=== Data supplied ===

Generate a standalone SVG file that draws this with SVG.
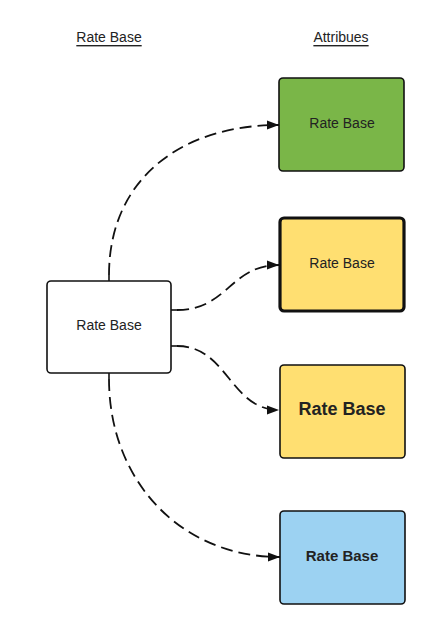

===
=== Data supplied ===

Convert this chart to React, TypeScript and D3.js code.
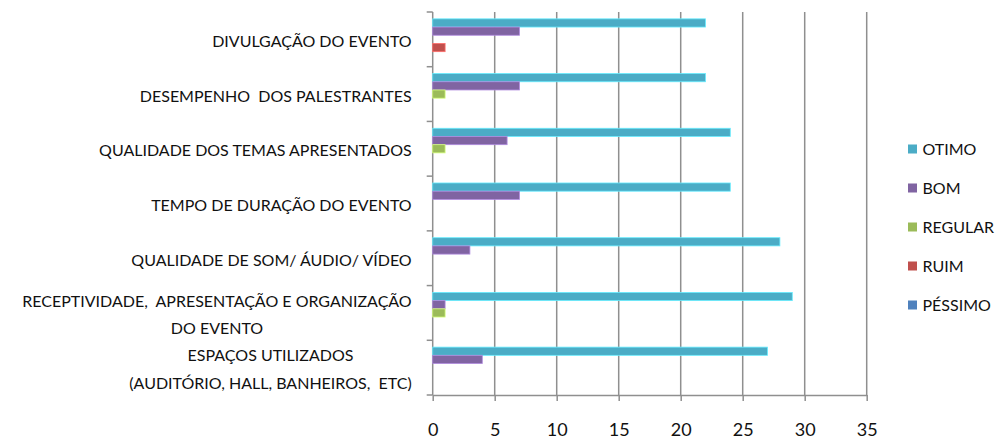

===
=== Data supplied ===

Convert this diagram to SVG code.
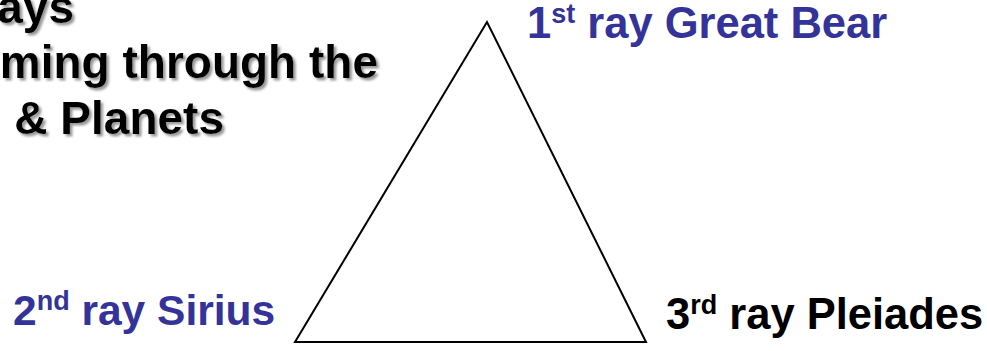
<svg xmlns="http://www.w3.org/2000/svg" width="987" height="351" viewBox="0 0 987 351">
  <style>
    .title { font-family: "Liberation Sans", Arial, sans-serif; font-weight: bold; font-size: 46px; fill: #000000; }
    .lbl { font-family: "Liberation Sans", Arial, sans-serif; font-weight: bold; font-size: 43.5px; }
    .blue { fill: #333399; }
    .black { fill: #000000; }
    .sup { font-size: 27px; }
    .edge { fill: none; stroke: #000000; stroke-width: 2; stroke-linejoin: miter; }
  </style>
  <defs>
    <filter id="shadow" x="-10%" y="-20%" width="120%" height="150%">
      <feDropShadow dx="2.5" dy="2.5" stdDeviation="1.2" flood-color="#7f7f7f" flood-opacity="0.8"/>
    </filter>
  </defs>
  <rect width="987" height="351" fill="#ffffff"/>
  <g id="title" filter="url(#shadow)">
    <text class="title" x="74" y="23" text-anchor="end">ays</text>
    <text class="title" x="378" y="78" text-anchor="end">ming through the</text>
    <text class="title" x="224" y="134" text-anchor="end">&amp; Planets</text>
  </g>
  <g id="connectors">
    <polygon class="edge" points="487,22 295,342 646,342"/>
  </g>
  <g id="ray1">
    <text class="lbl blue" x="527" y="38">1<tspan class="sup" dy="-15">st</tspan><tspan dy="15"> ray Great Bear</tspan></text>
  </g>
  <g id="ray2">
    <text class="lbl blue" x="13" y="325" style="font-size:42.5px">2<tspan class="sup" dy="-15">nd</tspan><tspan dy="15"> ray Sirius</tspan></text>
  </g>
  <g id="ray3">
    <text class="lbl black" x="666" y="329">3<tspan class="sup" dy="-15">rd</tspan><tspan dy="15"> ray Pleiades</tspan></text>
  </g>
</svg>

===

**Instructions to follow**
Set out every line from the material that contains the string "this".

**Worked solution**
Generate a standalone SVG file that draws this with SVG.
Convert this chart to React, TypeScript and D3.js code.
Convert this diagram to SVG code.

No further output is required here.